Archivmeldung vom 16.01.2008

Bitte beachten Sie, dass die Meldung den Stand der Dinge zum Zeitpunkt ihrer Veröffentlichung am 16.01.2008 wiedergibt. Eventuelle in der Zwischenzeit veränderte Sachverhalte bleiben daher unberücksichtigt.

Freigeschaltet durch Thorsten Schmitt

Und wieder zeigt die Marktwirtschaft ihre hässlich-brutale Fratze. Das Vorgehen des finnischen Nokia-Konzerns bei der Schließung des Standorts Bochum erinnert fatal an den Fall Siemens/BenQ, wo sich Manager alle Mühe gegeben haben, den Betroffenen das Gefühl zu vermitteln, sie seien bloß Bauern auf dem Schachbrett der Globalisierung.

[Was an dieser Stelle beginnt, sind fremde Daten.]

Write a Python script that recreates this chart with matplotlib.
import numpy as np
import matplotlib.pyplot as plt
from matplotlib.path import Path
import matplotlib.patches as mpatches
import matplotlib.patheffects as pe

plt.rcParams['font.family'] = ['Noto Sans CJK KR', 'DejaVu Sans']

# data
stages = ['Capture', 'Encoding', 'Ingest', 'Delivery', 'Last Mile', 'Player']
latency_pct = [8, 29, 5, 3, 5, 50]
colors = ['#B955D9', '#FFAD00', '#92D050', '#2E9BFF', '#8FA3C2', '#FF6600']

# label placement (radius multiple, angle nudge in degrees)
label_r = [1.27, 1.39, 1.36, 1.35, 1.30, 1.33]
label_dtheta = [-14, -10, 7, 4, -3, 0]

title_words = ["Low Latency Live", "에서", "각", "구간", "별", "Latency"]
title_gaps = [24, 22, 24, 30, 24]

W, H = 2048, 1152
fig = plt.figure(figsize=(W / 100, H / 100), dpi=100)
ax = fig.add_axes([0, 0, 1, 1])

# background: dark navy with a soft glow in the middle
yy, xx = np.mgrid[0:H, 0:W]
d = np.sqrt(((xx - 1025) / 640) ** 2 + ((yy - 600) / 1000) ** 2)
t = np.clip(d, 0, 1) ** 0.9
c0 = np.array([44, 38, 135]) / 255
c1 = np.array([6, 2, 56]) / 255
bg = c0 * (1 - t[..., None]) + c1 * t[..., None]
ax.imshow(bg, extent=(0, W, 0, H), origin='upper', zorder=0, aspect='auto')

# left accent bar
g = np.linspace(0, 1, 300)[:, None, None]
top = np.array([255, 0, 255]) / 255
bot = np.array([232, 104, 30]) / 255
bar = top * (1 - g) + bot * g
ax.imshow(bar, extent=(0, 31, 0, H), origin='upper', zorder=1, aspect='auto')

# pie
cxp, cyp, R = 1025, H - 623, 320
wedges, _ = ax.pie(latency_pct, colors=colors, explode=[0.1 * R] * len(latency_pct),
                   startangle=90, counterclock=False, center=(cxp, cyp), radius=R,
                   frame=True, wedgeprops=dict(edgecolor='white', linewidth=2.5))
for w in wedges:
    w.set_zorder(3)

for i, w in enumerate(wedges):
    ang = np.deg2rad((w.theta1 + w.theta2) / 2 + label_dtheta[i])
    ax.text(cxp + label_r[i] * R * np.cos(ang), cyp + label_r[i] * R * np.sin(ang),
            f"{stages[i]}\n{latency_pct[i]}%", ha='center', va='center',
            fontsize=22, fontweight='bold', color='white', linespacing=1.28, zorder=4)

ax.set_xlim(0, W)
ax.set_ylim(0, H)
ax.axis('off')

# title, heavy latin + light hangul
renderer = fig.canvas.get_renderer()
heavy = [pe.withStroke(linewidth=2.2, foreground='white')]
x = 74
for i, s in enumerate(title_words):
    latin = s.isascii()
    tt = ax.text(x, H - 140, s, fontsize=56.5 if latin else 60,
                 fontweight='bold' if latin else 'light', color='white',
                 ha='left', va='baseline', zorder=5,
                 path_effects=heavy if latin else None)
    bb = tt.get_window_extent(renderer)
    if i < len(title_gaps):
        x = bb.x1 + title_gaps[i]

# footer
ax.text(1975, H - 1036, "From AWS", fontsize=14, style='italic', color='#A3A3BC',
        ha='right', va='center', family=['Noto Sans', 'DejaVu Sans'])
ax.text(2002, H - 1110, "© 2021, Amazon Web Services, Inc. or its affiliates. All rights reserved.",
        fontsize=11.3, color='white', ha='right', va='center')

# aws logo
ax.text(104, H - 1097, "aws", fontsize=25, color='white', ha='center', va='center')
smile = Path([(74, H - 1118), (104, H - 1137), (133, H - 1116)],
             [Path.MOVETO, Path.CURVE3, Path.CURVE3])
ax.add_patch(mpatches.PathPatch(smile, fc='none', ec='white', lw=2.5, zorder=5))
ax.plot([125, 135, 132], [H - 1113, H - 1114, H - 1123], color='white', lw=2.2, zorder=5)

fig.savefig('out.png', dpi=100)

Gewiss, betriebswirtschaftliche Entscheidungen sind oft hart. Gleichwohl ist diese Nacht-und-Nebel-Schließaktion in ihrer kühlstkalkulierenden Art und Weise zu verurteilen. So kann sich nur ein Konzern verhalten, der die Zelte im Lande D abbricht und sich seiner Marktmacht so bewusst ist, dass er Kundenbeziehungen für ewig hält. Noch gestern Nachmittag waren nicht alle Mitarbeiter über den drohenden Verlust ihres Arbeitsplatzes informiert. So schafft man kein Vertrauen in ein Unternehmen, geschweige denn in die Marktwirtschaft.

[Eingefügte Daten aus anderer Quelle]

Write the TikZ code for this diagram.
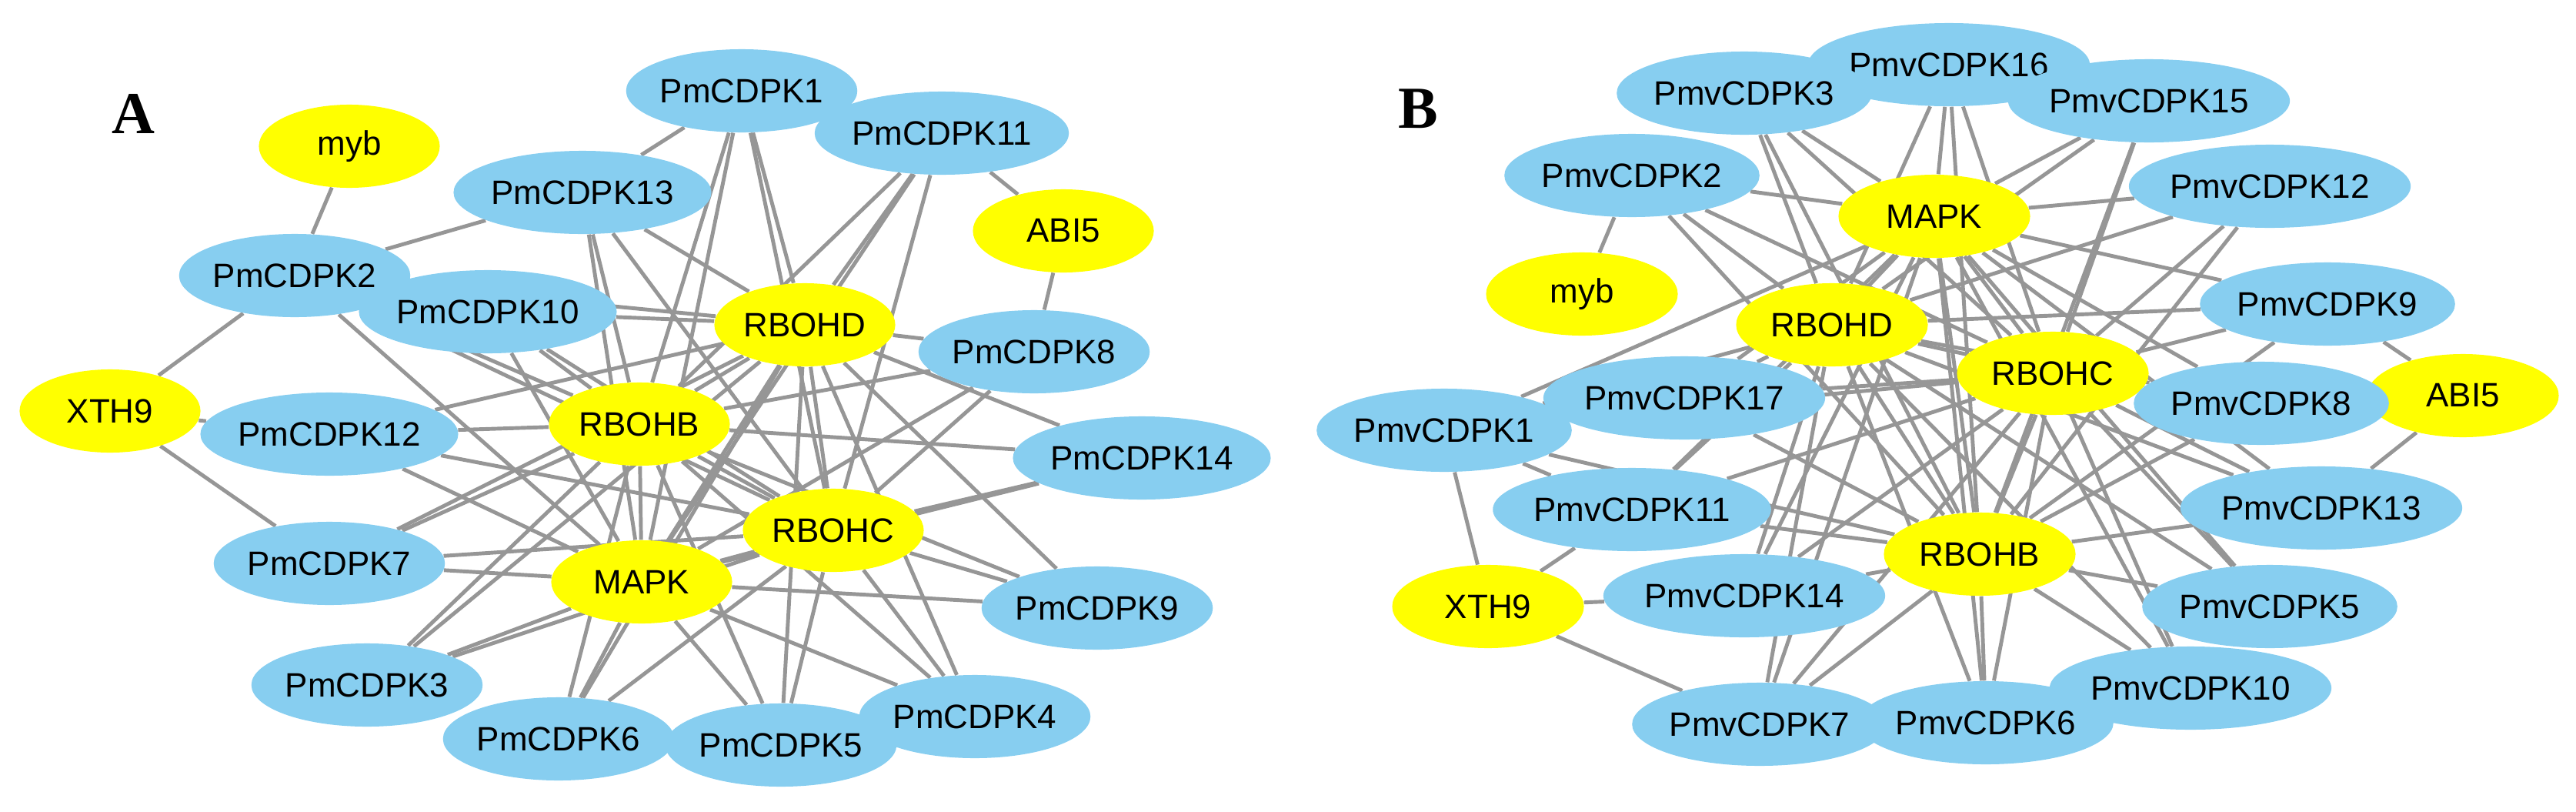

Apropos Marktwirtschaft. Der schale Beigeschmack, den Nokia hinterlässt, hat mit Marktwirtschaft vergleichsweise wenig zu tun: Mit 60 Millionen Euro hat sich der Steuerzahler an Rhein und Ruhr an dem Bochumer Werk beteiligt, der Bund legte nochmal 28 Millionen drauf - ein Viertel der Gesamtkosten des Werkes. Kaum ist die fünfjährige Frist für das Verlagerungsverbot abgelaufen, ziehen die Subventions-Vagabunden weiter gen Osteuropa. Und die Nokia-Verantwortlichen haben noch die Dreistigkeit, den Standort zu bemängeln.

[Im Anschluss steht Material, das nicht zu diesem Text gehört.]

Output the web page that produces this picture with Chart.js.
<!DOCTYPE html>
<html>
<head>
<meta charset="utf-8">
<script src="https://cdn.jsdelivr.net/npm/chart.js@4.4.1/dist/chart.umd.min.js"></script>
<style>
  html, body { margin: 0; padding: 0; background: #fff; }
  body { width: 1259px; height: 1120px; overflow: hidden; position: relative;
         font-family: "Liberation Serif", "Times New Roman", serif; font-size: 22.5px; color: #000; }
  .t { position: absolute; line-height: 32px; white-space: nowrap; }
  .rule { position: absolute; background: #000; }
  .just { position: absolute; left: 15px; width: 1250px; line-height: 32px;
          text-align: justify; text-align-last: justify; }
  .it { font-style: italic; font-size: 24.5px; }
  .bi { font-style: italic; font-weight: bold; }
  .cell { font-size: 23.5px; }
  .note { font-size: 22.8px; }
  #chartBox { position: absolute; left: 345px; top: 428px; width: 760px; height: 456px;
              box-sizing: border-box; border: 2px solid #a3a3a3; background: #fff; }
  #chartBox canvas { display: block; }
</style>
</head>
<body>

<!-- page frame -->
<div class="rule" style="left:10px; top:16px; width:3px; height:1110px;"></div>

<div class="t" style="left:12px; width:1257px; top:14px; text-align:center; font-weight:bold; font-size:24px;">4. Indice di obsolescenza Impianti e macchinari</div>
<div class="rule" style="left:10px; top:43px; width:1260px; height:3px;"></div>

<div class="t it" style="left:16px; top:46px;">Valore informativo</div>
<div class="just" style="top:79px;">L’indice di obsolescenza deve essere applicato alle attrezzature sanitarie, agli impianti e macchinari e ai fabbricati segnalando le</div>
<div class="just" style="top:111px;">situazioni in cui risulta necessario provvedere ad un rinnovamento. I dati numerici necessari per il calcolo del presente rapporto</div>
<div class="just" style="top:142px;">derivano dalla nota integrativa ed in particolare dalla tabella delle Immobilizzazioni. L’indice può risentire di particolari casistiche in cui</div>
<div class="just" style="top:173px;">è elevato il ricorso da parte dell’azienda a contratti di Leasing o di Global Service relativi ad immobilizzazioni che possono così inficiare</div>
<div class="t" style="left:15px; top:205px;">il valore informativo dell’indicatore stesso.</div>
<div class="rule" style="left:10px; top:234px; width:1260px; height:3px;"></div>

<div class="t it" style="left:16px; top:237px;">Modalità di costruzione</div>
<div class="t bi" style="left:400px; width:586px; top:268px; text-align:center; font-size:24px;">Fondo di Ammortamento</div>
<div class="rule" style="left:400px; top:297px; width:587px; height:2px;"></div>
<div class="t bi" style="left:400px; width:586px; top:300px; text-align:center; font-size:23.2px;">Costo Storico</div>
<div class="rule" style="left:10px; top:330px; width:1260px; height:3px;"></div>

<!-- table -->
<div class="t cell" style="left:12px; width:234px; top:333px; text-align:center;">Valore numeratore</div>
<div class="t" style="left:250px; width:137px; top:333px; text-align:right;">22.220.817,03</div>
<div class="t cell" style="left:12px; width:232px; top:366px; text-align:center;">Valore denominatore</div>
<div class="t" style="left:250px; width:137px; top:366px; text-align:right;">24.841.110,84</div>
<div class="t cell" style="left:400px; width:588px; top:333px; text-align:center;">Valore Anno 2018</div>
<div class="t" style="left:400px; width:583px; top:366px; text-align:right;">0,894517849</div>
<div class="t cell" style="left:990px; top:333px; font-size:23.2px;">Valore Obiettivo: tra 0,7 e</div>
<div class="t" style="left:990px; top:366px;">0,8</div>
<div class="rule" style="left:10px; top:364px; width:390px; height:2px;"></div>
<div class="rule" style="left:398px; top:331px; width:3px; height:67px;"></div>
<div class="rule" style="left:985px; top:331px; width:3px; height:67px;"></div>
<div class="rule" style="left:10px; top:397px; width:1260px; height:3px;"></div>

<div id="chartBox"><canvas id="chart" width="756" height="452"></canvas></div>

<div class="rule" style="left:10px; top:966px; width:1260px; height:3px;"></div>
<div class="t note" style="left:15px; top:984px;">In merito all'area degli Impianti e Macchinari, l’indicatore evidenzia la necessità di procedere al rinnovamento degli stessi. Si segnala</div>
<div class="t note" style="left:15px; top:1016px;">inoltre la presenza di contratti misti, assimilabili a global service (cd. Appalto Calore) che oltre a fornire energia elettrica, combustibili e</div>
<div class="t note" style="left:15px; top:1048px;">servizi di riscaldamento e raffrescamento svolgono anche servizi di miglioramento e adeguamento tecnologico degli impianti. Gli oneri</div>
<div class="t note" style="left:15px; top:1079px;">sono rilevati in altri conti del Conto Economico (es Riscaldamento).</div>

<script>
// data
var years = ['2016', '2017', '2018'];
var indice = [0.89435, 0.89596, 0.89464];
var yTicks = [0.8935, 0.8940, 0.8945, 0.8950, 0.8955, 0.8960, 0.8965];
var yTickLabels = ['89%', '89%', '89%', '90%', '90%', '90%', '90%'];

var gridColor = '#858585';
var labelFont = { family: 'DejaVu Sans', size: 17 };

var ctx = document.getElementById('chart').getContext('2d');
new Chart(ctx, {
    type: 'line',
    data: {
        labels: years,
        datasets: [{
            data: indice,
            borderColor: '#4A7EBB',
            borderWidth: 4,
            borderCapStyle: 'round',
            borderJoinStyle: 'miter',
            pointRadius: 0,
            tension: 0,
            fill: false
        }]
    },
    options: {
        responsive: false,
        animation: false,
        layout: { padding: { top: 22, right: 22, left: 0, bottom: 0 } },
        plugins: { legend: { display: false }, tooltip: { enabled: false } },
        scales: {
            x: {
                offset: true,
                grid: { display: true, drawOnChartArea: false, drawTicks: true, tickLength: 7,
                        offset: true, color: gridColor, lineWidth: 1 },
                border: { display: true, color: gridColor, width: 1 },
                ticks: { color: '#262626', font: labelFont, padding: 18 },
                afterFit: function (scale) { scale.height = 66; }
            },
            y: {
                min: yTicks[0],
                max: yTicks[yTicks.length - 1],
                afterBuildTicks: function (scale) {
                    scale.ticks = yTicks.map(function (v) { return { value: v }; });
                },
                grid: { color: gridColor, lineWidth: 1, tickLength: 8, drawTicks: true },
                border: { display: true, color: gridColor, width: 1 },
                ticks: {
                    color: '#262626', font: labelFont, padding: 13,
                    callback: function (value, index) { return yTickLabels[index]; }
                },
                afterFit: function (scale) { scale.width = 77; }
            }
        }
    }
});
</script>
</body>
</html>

Das EU-Förderregime ist, wie es ist. Gut ist es nicht, und die allzu leichtfertige Vergabe von Beihilfen treibt Staaten in eine unselige Abhängigkeit. Verantwortliche Unternehmensentscheidungen fielen anders aus, wenn zumindest Standortverlagerungen über einen längeren Zeitraum ausgeschlossen wären als die lächerlichen fünf Jahre, die heute gelten. BenQ Mobile kassierte ebenfalls Steuergeld vom Land.

Wahr bleibt auch: Der Kostendruck bei vergleichsweise einfachen Tätigkeiten ist enorm. Hier liegen die größten Herausforderungen für Politik, Gewerkschaften und verantwortlich agierende Unternehmen. Opel, wie Nokia in Bochum ein Hoffnungsschimmer auf dem Weg durch den Strukturwandel, hatte 2004 seine Krise. Können Unternehmen in Deutschland noch Autos in Massenfertigung produzieren?, lautete die besorgte Frage. Sie können. Bei Opel waren harte Einschnitte nötig, jetzt aber ist das Bochumer Werk einigermaßen stabil. Der Fall Nokia zeigt mitten in der Aufschwungseligkeit: Deutschland muss nach wie vor hart an sich arbeiten.